Determine the roots of (a) \(x^{2}-6 x+9=0\), and (b) \(4 x^{2}-25=0\), by factorization.

Solve the following quadratic equations by factorizing: (a) \(4 x^{2}+8 x+3=0\) (b) \(15 x^{2}+2 x-8=0\).

The roots of a quadratic equation are \(\frac{1}{3}\) and \(-2\). Determine the equation.

Find the equations in \(x\) whose roots are (a) 5 and \(-5\) (b) \(1.2\) and \(-0.4\).

Solve \(2 x^{2}+5 x=3\) by 'completing the square'.

Solve \(2 x^{2}+9 x+8=0\), correct to 3 significant figures, by 'completing the square'.
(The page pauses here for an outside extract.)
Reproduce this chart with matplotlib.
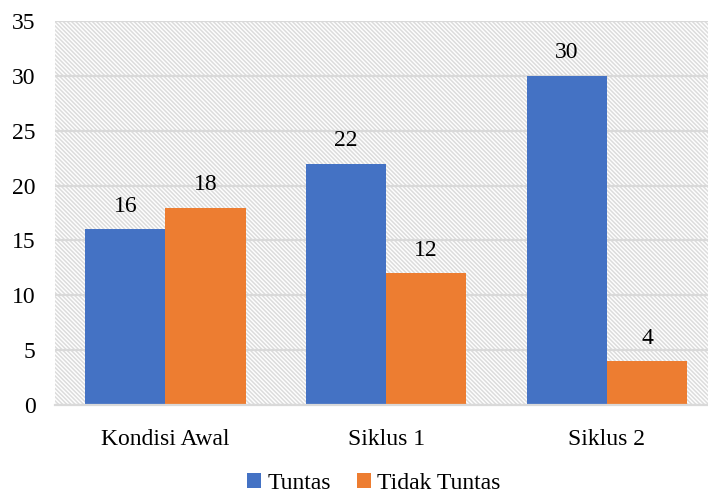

By 'completing the square', solve the quadratic equation \(4.6 y^{2}+3.5 y-1.75=0\), correct to 3 decimal places.

Solve (a) \(x^{2}+2 x-8=0\) and (b) \(3 x^{2}-11 x-4=0\) by using the quadratic formula.

Solve \(4 x^{2}+7 x+2=0\) giving the roots correct to 2 decimal places.

Use the quadratic formula to solve \(\frac{x+2}{4}+\frac{3}{x-1}=7\) correct to 4 significant figures.

The area of a rectangle is \(23.6 \mathrm{~cm}^{2}\) and its width is \(3.10 \mathrm{~cm}\) shorter than its length. Determine the dimensions of the rectangle, correct to 3 significant figures.

Calculate the diameter of a solid cylinder which has a height of \(82.0 \mathrm{~cm}\) and a total surface area of \(2.0 \mathrm{~m}^{2}\).

The height \(s\) metres of a mass projected vertically upwards at time \(t\) seconds is \(s=u t-\frac{1}{2} g t^{2}\). Determine how long the mass will take after being projected to reach a height of \(16 \mathrm{~m}\) (a) on the ascent and (b) on the descent, when \(u=30 \mathrm{~m} / \mathrm{s}\) and \(g=9.81 \mathrm{~m} / \mathrm{s}^{2}\).

A shed is \(4.0 \mathrm{~m}\) long and \(2.0 \mathrm{~m}\) wide. A concrete path of constant width is laid all the way around the shed. If the area of the path is \(9.50 \mathrm{~m}^{2}\) calculate its width to the nearest centimetre.

If the total surface area of a solid cone is \(486.2 \mathrm{~cm}^{2}\) and its slant height is \(15.3 \mathrm{~cm}\), determine its base diameter.

Determine the values of \(x\) and \(y\) which simultaneously satisfy the equations: \(y=5 x-4-2 x^{2}\) and \(y=6 x-7\)